Problem requirements
Gather every line in the records below that contains the word "this".

Rows from a dataset of charts and code
::::

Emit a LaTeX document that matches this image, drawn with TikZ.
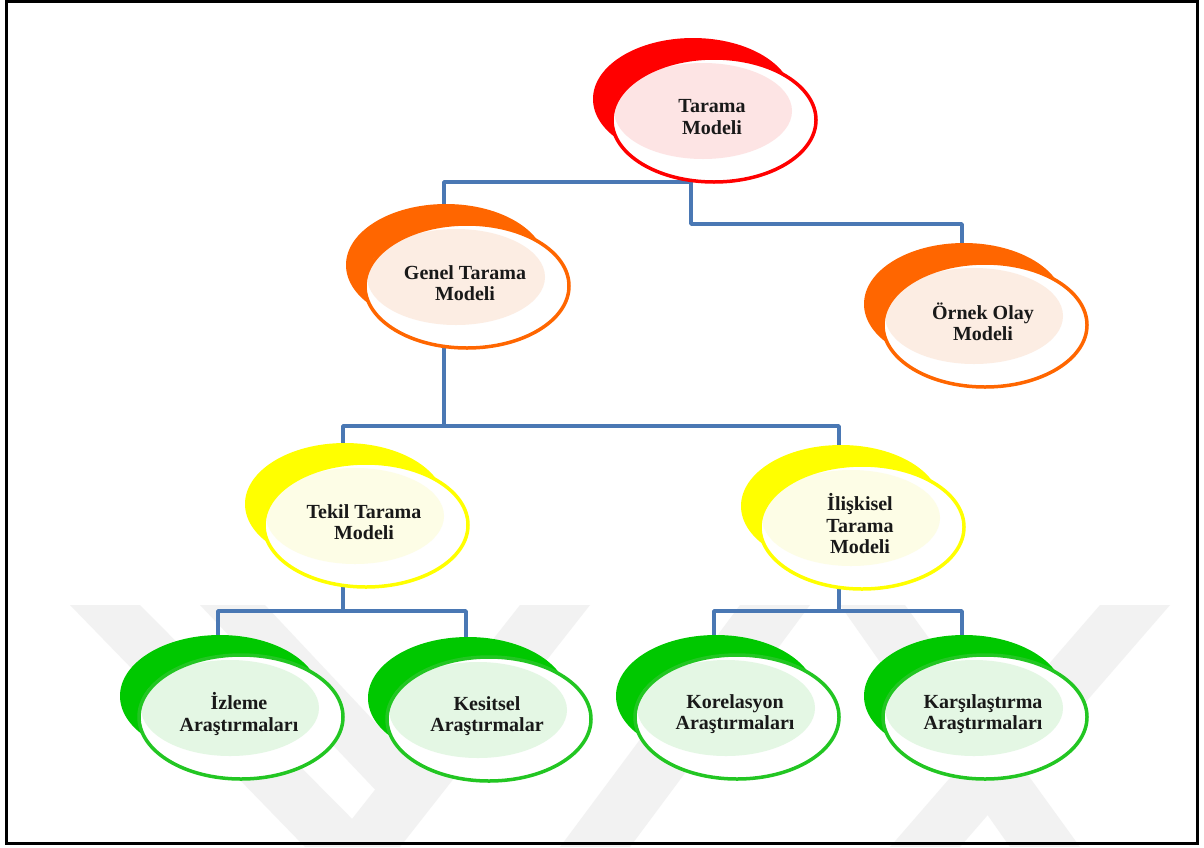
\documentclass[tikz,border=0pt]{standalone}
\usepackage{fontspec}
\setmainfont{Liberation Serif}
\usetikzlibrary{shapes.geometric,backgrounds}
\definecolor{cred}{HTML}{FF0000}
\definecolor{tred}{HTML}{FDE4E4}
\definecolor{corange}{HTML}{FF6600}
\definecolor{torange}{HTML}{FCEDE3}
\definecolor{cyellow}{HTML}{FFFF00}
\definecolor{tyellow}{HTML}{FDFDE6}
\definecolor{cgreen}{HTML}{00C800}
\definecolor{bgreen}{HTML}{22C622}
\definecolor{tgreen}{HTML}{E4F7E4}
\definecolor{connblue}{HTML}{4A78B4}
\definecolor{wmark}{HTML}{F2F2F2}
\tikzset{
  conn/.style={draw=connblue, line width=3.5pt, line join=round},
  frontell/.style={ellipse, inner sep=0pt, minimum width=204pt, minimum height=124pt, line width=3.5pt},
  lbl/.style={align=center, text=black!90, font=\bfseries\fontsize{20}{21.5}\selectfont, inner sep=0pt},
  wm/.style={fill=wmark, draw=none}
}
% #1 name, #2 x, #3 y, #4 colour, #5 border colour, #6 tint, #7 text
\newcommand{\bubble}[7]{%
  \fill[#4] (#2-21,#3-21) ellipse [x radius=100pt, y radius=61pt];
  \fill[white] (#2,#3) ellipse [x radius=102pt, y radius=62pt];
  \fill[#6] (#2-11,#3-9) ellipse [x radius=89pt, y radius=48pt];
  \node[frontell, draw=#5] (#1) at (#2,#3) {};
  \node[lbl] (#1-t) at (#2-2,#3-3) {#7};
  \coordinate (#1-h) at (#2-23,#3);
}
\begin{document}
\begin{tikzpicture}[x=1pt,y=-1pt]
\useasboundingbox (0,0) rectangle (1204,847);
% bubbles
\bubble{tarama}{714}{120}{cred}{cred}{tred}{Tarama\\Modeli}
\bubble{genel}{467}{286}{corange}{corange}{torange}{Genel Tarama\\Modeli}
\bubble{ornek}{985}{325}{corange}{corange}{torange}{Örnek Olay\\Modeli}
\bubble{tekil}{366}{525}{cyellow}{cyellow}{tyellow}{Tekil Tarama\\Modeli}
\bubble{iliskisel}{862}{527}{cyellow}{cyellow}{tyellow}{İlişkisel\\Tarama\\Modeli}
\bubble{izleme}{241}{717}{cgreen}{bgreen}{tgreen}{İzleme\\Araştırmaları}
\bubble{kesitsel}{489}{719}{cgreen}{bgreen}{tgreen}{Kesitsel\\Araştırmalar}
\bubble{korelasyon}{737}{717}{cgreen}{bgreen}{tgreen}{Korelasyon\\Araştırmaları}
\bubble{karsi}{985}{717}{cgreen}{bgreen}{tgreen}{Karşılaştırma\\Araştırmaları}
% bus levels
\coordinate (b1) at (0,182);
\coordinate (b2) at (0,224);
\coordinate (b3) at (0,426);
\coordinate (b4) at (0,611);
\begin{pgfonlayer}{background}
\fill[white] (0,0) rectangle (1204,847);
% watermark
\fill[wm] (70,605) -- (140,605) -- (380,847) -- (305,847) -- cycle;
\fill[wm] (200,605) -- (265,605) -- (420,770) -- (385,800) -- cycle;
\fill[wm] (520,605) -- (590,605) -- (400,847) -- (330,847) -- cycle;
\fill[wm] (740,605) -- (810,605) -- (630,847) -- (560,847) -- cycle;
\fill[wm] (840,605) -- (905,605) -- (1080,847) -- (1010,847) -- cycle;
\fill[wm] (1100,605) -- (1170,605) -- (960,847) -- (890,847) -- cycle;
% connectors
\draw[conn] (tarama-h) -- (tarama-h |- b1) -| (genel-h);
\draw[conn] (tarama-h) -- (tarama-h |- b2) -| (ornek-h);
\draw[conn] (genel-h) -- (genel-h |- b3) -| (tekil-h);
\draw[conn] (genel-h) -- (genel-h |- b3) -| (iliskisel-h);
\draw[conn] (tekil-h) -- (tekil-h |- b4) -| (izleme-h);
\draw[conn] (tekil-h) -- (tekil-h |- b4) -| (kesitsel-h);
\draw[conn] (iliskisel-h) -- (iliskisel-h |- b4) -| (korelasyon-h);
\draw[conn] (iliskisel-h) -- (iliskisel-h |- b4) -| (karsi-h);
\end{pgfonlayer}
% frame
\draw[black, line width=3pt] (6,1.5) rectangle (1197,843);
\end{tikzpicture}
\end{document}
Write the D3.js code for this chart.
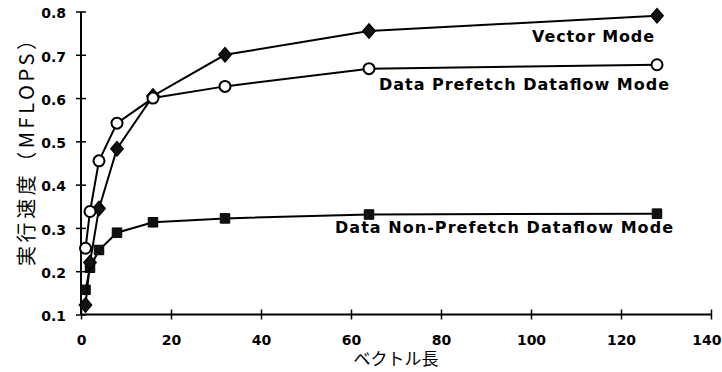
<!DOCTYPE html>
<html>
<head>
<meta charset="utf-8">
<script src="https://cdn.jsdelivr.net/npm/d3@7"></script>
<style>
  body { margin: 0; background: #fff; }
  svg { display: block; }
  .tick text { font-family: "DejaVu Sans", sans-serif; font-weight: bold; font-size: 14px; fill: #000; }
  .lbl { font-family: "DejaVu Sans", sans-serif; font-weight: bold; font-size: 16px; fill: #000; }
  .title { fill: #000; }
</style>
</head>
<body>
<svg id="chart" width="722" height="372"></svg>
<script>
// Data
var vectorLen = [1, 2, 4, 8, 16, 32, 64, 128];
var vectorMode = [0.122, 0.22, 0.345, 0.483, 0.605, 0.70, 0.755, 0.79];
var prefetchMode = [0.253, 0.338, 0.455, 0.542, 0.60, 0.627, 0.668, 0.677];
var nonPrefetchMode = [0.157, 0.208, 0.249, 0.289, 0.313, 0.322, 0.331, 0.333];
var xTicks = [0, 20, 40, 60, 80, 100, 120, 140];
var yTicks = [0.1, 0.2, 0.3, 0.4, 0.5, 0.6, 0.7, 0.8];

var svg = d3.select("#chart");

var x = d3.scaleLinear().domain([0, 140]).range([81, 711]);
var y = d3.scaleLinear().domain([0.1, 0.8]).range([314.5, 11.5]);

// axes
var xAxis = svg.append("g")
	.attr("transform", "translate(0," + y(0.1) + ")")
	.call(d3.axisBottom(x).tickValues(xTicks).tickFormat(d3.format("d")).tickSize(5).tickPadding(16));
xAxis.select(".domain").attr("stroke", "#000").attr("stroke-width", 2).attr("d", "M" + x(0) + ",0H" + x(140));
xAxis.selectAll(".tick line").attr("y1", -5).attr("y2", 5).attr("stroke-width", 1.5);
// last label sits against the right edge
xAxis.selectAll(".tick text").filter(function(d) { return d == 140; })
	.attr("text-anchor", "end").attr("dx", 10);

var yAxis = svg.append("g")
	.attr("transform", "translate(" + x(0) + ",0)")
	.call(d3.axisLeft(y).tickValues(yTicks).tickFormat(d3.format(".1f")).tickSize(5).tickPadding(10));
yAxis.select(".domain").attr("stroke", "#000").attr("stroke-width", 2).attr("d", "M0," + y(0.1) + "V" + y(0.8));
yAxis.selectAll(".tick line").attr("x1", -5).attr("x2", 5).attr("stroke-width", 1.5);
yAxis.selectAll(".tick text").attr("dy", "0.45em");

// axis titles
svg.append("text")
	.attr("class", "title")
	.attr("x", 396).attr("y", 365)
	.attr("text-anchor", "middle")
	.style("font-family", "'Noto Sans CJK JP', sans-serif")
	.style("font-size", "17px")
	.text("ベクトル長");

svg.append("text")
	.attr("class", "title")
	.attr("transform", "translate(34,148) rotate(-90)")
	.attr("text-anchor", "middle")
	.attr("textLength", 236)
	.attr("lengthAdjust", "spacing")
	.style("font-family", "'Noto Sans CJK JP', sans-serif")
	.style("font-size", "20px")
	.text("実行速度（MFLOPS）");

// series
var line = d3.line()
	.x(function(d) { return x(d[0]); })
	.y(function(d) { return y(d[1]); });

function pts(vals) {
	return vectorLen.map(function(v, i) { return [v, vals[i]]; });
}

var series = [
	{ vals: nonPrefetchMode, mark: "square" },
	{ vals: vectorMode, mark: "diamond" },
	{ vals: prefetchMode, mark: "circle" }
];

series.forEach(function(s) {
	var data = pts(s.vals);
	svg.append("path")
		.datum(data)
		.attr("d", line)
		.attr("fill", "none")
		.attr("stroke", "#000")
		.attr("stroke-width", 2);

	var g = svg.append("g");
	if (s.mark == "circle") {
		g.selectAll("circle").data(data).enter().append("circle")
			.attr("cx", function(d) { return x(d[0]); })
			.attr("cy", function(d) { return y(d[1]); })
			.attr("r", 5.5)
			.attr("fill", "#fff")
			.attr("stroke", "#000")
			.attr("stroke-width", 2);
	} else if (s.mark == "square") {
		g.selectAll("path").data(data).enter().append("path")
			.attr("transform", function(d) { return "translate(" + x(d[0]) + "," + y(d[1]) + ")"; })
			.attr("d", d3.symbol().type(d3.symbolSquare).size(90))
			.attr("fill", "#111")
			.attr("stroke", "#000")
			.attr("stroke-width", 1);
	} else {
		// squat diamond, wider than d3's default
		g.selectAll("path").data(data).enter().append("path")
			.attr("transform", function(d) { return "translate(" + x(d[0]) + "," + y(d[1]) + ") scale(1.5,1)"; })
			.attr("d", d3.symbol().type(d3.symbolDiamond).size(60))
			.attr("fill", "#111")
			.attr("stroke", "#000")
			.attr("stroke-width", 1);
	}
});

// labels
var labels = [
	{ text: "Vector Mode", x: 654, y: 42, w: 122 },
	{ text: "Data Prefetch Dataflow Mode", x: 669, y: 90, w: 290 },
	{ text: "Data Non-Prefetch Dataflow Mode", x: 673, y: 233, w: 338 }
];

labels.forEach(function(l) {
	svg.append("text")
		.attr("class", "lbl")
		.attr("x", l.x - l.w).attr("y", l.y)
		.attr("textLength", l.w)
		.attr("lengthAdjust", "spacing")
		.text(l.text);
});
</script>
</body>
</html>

::::

Finished exercise
Emit a LaTeX document that matches this image, drawn with TikZ.
Write the D3.js code for this chart.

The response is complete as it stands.